Excel Automation Secrets
Discover the 7-step framework for automating Excel.
Office Scripts: Automate Excel Everywhere
Start using Office Scripts and Power Automate to automate Excel in new ways.
Mark – nice one. Works very effectively on Case-senstive replacements too.
A suggestion: I would probably swap around the first argument of List.Accumulate and make a direct reference to the translation table.
You could either use
– Table.ToRows
– Table.ToRecords (https://powerquery.how/table-torecords/ )
I’d probably go for the Table.ToRecords one. Simply because it allows you to reference the field name of the items to swap.
Cheers,
Rick
This is pretty cool. Thanks Mark.

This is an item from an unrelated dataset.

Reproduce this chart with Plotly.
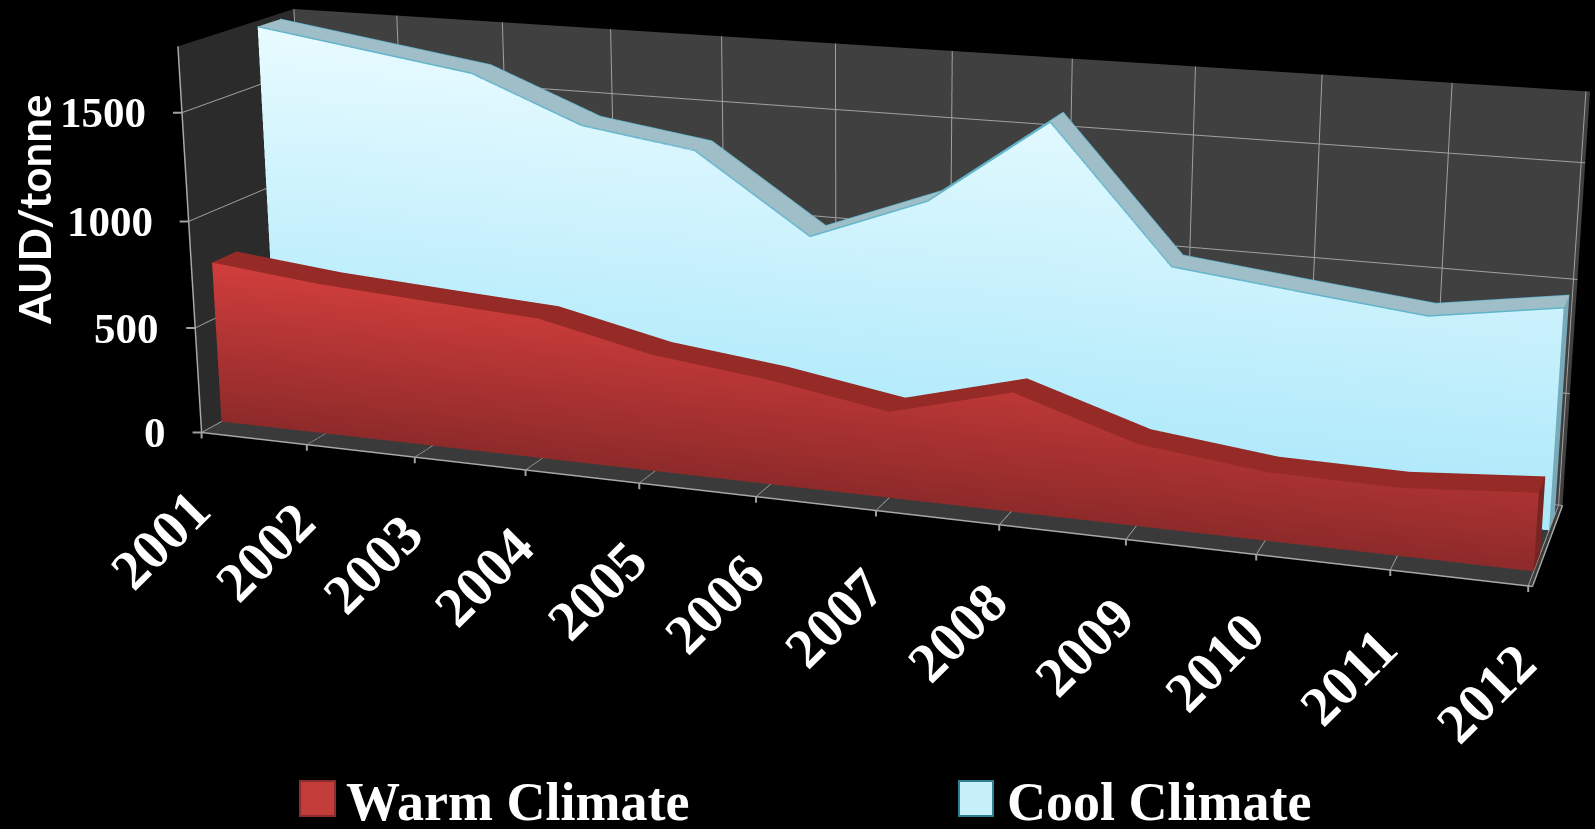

I am starting to realize that the possibilities with PQ are limited mostly just by the confines of my creativity.
I noticed the suggestion by Rick and decided to give it a shot on my dataset. Works.
let
Source = Excel.CurrentWorkbook(){[Name=”tblData”]}[Content],
tblToListOfRecords= Table.ToRecords(tblFindReplace), //convert table to a LIST of records
tblScrubbed = List.Accumulate( tblToListOfRecords,
Source,
(state, current) => Table.ReplaceValue(Source,
current[Wrong], //old value. access field by field name
current[Right], //replace value. access field by field name
Replacer.ReplaceText,{“Companies”})
)
in
tblScrubbed
Rick’s method is pretty awesome. He certainly knows his stuff.